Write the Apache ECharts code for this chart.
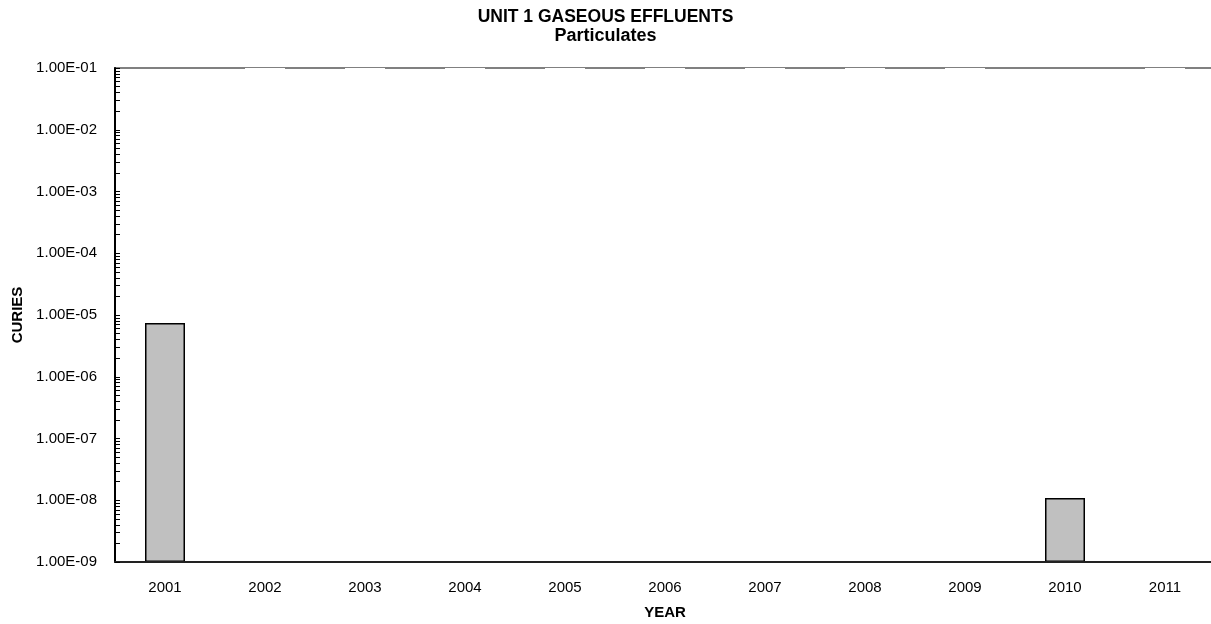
<!DOCTYPE html>
<html>
<head>
<meta charset="utf-8">
<title>Unit 1 Gaseous Effluents - Particulates</title>
<script src="https://cdn.jsdelivr.net/npm/echarts@6/dist/echarts.min.js"></script>
<style>
  html, body { margin: 0; padding: 0; background: #fff; }
  #chart { width: 1211px; height: 624px; }
</style>
</head>
<body>
<div id="chart"></div>
<script>
// values
var years = ['2001', '2002', '2003', '2004', '2005', '2006', '2007', '2008', '2009', '2010', '2011']
var curies = [7.4e-6, 0, 0, 0, 0, 0, 0, 0, 0, 1.09e-8, 0]

// y axis range and tick labels
var yMin = 1e-9
var yMax = 1e-1
var decades = [1e-9, 1e-8, 1e-7, 1e-6, 1e-5, 1e-4, 1e-3, 1e-2, 1e-1]
var mantissas = [1, 2, 3, 4, 5, 6, 7, 8, 9]

var tickValues = []
decades.forEach(function(d) {
  mantissas.forEach(function(m) {
    var v = Number((m * d).toPrecision(3))
    if (v <= yMax) tickValues.push(v)
  })
})

function sciLabel(v) {
  // 1.00E-05 style
  var s = Number(v).toExponential(2).toUpperCase()
  return s.replace(/E([+-])(\d)$/, 'E$10$2')
}

var font = 'Liberation Sans, Arial, sans-serif'

var chart = echarts.init(document.getElementById('chart'))

var option = {
  animation: false,
  backgroundColor: '#fff',
  title: [
    {
      text: 'UNIT 1 GASEOUS EFFLUENTS',
      left: 'center',
      top: 8,
      padding: 0,
      textStyle: { fontFamily: font, fontSize: 17.5, fontWeight: 'bold', color: '#000', lineHeight: 18 }
    },
    {
      text: 'Particulates',
      left: 'center',
      top: 27,
      padding: 0,
      textStyle: { fontFamily: font, fontSize: 18, fontWeight: 'bold', color: '#000', lineHeight: 19 }
    }
  ],
  grid: {
    left: 115,
    top: 68,
    width: 1100,
    height: 494,
    containLabel: false,
    outerBoundsMode: 'none'
  },
  xAxis: [
    {
      type: 'category',
      data: years,
      z: 5,
      name: 'YEAR',
      nameLocation: 'middle',
      nameGap: 43,
      nameTextStyle: { fontFamily: font, fontSize: 15, fontWeight: 'bold', color: '#000' },
      axisLine: { lineStyle: { color: '#222', width: 2 } },
      axisTick: { show: false },
      axisLabel: { fontFamily: font, fontSize: 15, color: '#000', margin: 18 },
      splitLine: { show: false }
    },
    {
      // top frame line of the plot area
      type: 'category',
      data: years,
      position: 'top',
      z: 0,
      axisLine: { lineStyle: { color: '#808080', width: 2 } },
      axisTick: { show: false },
      axisLabel: { show: false },
      splitLine: { show: false }
    }
  ],
  yAxis: {
    type: 'log',
    logBase: 10,
    min: yMin,
    max: yMax,
    startValue: yMin,
    z: 5,
    name: 'CURIES',
    nameLocation: 'middle',
    nameGap: 90,
    nameTextStyle: { fontFamily: font, fontSize: 15, fontWeight: 'bold', color: '#000' },
    axisLine: { show: true, lineStyle: { color: '#000', width: 2 } },
    axisTick: {
      show: true,
      inside: true,
      length: 5,
      customValues: tickValues,
      lineStyle: { color: '#000', width: 1 }
    },
    axisLabel: {
      fontFamily: font,
      fontSize: 15,
      color: '#000',
      margin: 18,
      customValues: decades,
      formatter: sciLabel
    },
    splitLine: { show: false }
  },
  series: [
    {
      name: 'Curies',
      type: 'bar',
      barWidth: 40,
      barGap: '-100%',
      z: 3,
      data: curies.map(function(v) { return v > 0 ? v : '-' }),
      itemStyle: { color: '#c0c0c0', borderColor: '#000', borderWidth: 1.5 }
    },
    {
      // zero-value years: Excel leaves a break in the top frame here
      name: 'zero',
      type: 'bar',
      barWidth: 40,
      barGap: '-100%',
      z: 2,
      silent: true,
      data: curies.map(function(v) { return v > 0 ? '-' : yMax }),
      itemStyle: { color: '#fff', borderColor: '#fff', borderWidth: 4 }
    }
  ]
}

chart.setOption(option)
</script>
</body>
</html>
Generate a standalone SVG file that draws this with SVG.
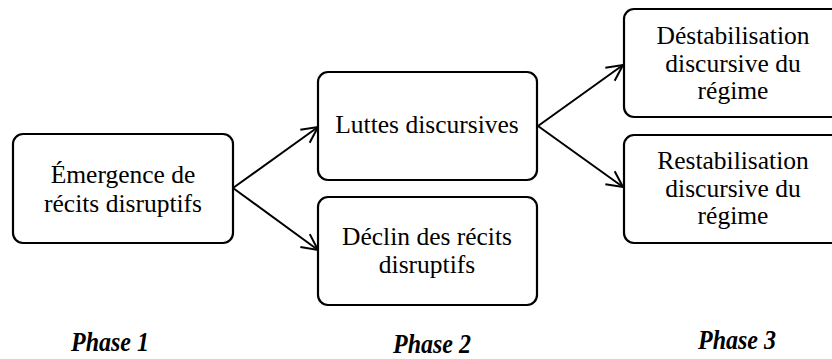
<svg xmlns="http://www.w3.org/2000/svg" width="832" height="359" viewBox="0 0 832 359">
<style>
.box{fill:#fff;stroke:#000;stroke-width:2.2}
.t{font-family:"Times New Roman","Liberation Serif",Tinos,serif;font-size:25.5px;fill:#000;text-anchor:middle}
.ph{font-family:"Times New Roman","Liberation Serif",Tinos,serif;font-size:24px;font-weight:bold;font-style:italic;fill:#000;text-anchor:middle}
.c{fill:none;stroke:#000;stroke-width:2}
</style>
<defs>
<marker id="ah" viewBox="0 0 20 20" refX="19" refY="10" markerWidth="20" markerHeight="20" markerUnits="userSpaceOnUse" orient="auto">
<path d="M3,2 L19,10 L3,18" fill="none" stroke="#000" stroke-width="2"/>
</marker>
</defs>
<rect width="832" height="359" fill="#fff"/>
<g id="connectors">
<line class="c" x1="233" y1="188" x2="318" y2="127" marker-end="url(#ah)"/>
<line class="c" x1="233" y1="188" x2="318" y2="250" marker-end="url(#ah)"/>
<line class="c" x1="538" y1="126" x2="623" y2="65" marker-end="url(#ah)"/>
<line class="c" x1="538" y1="126" x2="623" y2="187" marker-end="url(#ah)"/>
</g>
<g id="n1">
<rect class="box" x="13" y="134" width="220" height="109" rx="10"/>
<text class="t" x="123" y="183">Émergence de</text>
<text class="t" x="123" y="212">récits disruptifs</text>
</g>
<g id="n2">
<rect class="box" x="318" y="72" width="219" height="108" rx="10"/>
<text class="t" x="427" y="133">Luttes discursives</text>
</g>
<g id="n3">
<rect class="box" x="318" y="197" width="219" height="108" rx="10"/>
<text class="t" x="427" y="245">Déclin des récits</text>
<text class="t" x="427" y="273">disruptifs</text>
</g>
<g id="n4">
<rect class="box" x="624" y="9" width="225" height="108" rx="10"/>
<text class="t" x="733" y="44">Déstabilisation</text>
<text class="t" x="733" y="72">discursive du</text>
<text class="t" x="733" y="99">régime</text>
</g>
<g id="n5">
<rect class="box" x="624" y="135" width="225" height="108" rx="10"/>
<text class="t" x="733" y="169">Restabilisation</text>
<text class="t" x="733" y="197">discursive du</text>
<text class="t" x="733" y="224">régime</text>
</g>
<g id="phases">
<text class="ph" transform="translate(110,351) scale(1,1.15)">Phase 1</text>
<text class="ph" transform="translate(432,353) scale(1,1.15)">Phase 2</text>
<text class="ph" transform="translate(737,349) scale(1,1.15)">Phase 3</text>
</g>
</svg>
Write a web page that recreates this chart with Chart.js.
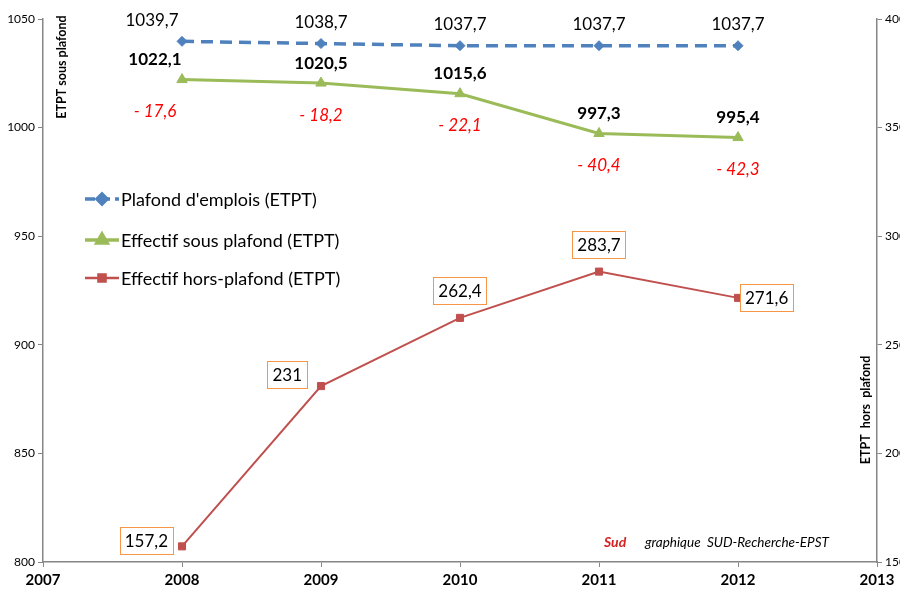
<!DOCTYPE html>
<html>
<head>
<meta charset="utf-8">
<script src="https://cdn.jsdelivr.net/npm/chart.js@4"></script>
<style>
  html, body { margin: 0; padding: 0; background: #fff; }
  #wrap { width: 900px; height: 591px; }
</style>
</head>
<body>
<div id="wrap"><canvas id="chart" width="900" height="591"></canvas></div>
<script>
// data
const years = [2008, 2009, 2010, 2011, 2012];
const plafond = [1039.7, 1038.7, 1037.7, 1037.7, 1037.7];
const sousPlafond = [1022.1, 1020.5, 1015.6, 997.3, 995.4];
const horsPlafond = [157.2, 231, 262.4, 283.7, 271.6];
const seriesNames = ["Plafond d'emplois (ETPT)", "Effectif sous plafond (ETPT)", "Effectif hors-plafond (ETPT)"];

const FONT = "Lato, 'Open Sans', sans-serif";
const BLUE = "#4F81BD", GREEN = "#9BBB59", RED = "#C0504D", ORANGE = "#F79646";

const fmt = v => String(v).replace(".", ",");
const pts = arr => arr.map((v, i) => ({ x: years[i], y: v }));

// labels, legend, titles drawn over the chart area
const overlay = {
  id: "overlay",
  afterDatasetsDraw(chart) {
    const ctx = chart.ctx;
    ctx.save();
    ctx.textAlign = "center";
    ctx.textBaseline = "middle";

    const m0 = chart.getDatasetMeta(0).data;
    const m1 = chart.getDatasetMeta(1).data;
    const m2 = chart.getDatasetMeta(2).data;

    m0.forEach((p, i) => {
      const dx = i === 0 ? -30 : 0;
      ctx.fillStyle = "#000";
      ctx.font = "17px " + FONT;
      ctx.fillText(fmt(plafond[i]), p.x + dx, p.y - 21);
    });
    m1.forEach((p, i) => {
      const dx = i === 0 ? -27 : 0;
      ctx.fillStyle = "#000";
      ctx.font = "bold 17px " + FONT;
      ctx.fillText(fmt(sousPlafond[i]), p.x + dx, p.y - 20);
      const d = sousPlafond[i] - plafond[i];
      ctx.fillStyle = "#FF0000";
      ctx.font = "italic 17px " + FONT;
      ctx.fillText((d < 0 ? "- " : "") + Math.abs(d).toFixed(1).replace(".", ","), p.x + dx, p.y + 32);
    });

    // boxed labels for hors-plafond
    const place = ["left", "leftup", "up", "up", "right"];
    ctx.font = "17px " + FONT;
    m2.forEach((p, i) => {
      const txt = fmt(horsPlafond[i]);
      const w = ctx.measureText(txt).width + 10, h = 27;
      let cx = p.x, cy = p.y;
      if (place[i] === "left") { cx = p.x - w / 2 - 9; cy = p.y - 6; }
      if (place[i] === "leftup") { cx = p.x - w / 2 - 14; cy = p.y - 12; }
      if (place[i] === "up") { cy = p.y - 27; }
      if (place[i] === "right") { cx = p.x + w / 2 + 2; }
      ctx.fillStyle = "#fff";
      ctx.fillRect(cx - w / 2, cy - h / 2, w, h);
      ctx.strokeStyle = ORANGE;
      ctx.lineWidth = 1;
      ctx.strokeRect(Math.round(cx - w / 2) + 0.5, Math.round(cy - h / 2) + 0.5, Math.round(w), h);
      ctx.fillStyle = "#000";
      ctx.fillText(txt, cx, cy + 1);
    });

    // legend
    const items = [
      { c: BLUE, y: 199, s: "rectRot", dash: [10, 5], r: 5 },
      { c: GREEN, y: 240, s: "triangle", dash: [], r: 6 },
      { c: RED, y: 278, s: "rect", dash: [], r: 5 },
    ];
    items.forEach((it, k) => {
      ctx.strokeStyle = it.c;
      ctx.lineWidth = k === 2 ? 2.5 : 3.5;
      ctx.setLineDash(it.dash);
      ctx.beginPath();
      ctx.moveTo(85, it.y);
      ctx.lineTo(119, it.y);
      ctx.stroke();
      ctx.setLineDash([]);
      ctx.fillStyle = it.c;
      Chart.helpers.drawPoint(ctx, { pointStyle: it.s, radius: it.r, borderWidth: 1 }, 102, it.y);
      ctx.fillStyle = "#000";
      ctx.textAlign = "left";
      ctx.font = "18px " + FONT;
      ctx.fillText(seriesNames[k], 121, it.y + 1);
    });

    // axis titles inside the plot
    ctx.font = "bold 12.5px " + FONT;
    ctx.textAlign = "center";
    ctx.fillStyle = "#000";
    ctx.save();
    ctx.translate(62, 67);
    ctx.rotate(-Math.PI / 2);
    ctx.fillText("ETPT sous plafond", 0, 0);
    ctx.restore();
    ctx.save();
    ctx.translate(866, 410);
    ctx.rotate(-Math.PI / 2);
    ctx.fillText("ETPT  hors  plafond", 0, 0);
    ctx.restore();

    // credit
    ctx.textAlign = "left";
    ctx.fillStyle = "#D42020";
    ctx.font = "bold italic 14px " + FONT;
    ctx.fillText("Sud", 604, 542);
    ctx.fillStyle = "#000";
    ctx.font = "italic 13.5px " + FONT;
    ctx.fillText("graphique  SUD-Recherche-EPST", 645, 543);
    ctx.restore();
  }
};

new Chart(document.getElementById("chart"), {
  type: "line",
  data: {
    datasets: [
      {
        label: seriesNames[0], data: pts(plafond), yAxisID: "y",
        borderColor: BLUE, backgroundColor: BLUE, borderWidth: 3.5, borderDash: [12, 7],
        pointStyle: "rectRot", pointRadius: 5, pointBorderWidth: 1
      },
      {
        label: seriesNames[1], data: pts(sousPlafond), yAxisID: "y",
        borderColor: GREEN, backgroundColor: GREEN, borderWidth: 3,
        pointStyle: "triangle", pointRadius: 6, pointBorderWidth: 1
      },
      {
        label: seriesNames[2], data: pts(horsPlafond), yAxisID: "y1",
        borderColor: RED, backgroundColor: RED, borderWidth: 2,
        pointStyle: "rect", pointRadius: 5, pointBorderWidth: 1
      }
    ]
  },
  options: {
    responsive: false,
    animation: false,
    layout: { padding: { top: 19 } },
    plugins: { legend: { display: false }, tooltip: { enabled: false } },
    scales: {
      x: {
        type: "linear", min: 2007, max: 2013,
        afterFit: s => { s.height = 29; },
        ticks: { stepSize: 1, color: "#000", font: { family: FONT, size: 15, weight: "bold" }, callback: v => String(v), padding: 4 },
        grid: { drawOnChartArea: false, tickLength: 5, color: "#868686" },
        border: { color: "#868686", width: 1.5 }
      },
      y: {
        position: "left", min: 800, max: 1050,
        afterFit: s => { s.width = 43; },
        ticks: { stepSize: 50, color: "#000", font: { family: FONT, size: 12 }, padding: 3, callback: v => String(v) },
        grid: { drawOnChartArea: false, tickLength: 5, color: "#868686" },
        border: { color: "#868686", width: 1.5 }
      },
      y1: {
        position: "right", min: 150, max: 400,
        afterFit: s => { s.width = 23; },
        ticks: { stepSize: 50, color: "#000", font: { family: FONT, size: 12 }, padding: 3, callback: v => String(v) },
        grid: { drawOnChartArea: false, tickLength: 5, color: "#868686" },
        border: { color: "#868686", width: 1.5 }
      }
    }
  },
  plugins: [overlay]
});
</script>
</body>
</html>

● **Written problem**
Your answer should be a single number: the count of lines in these records that hold the string "Write".

● **Result for this exercise**
2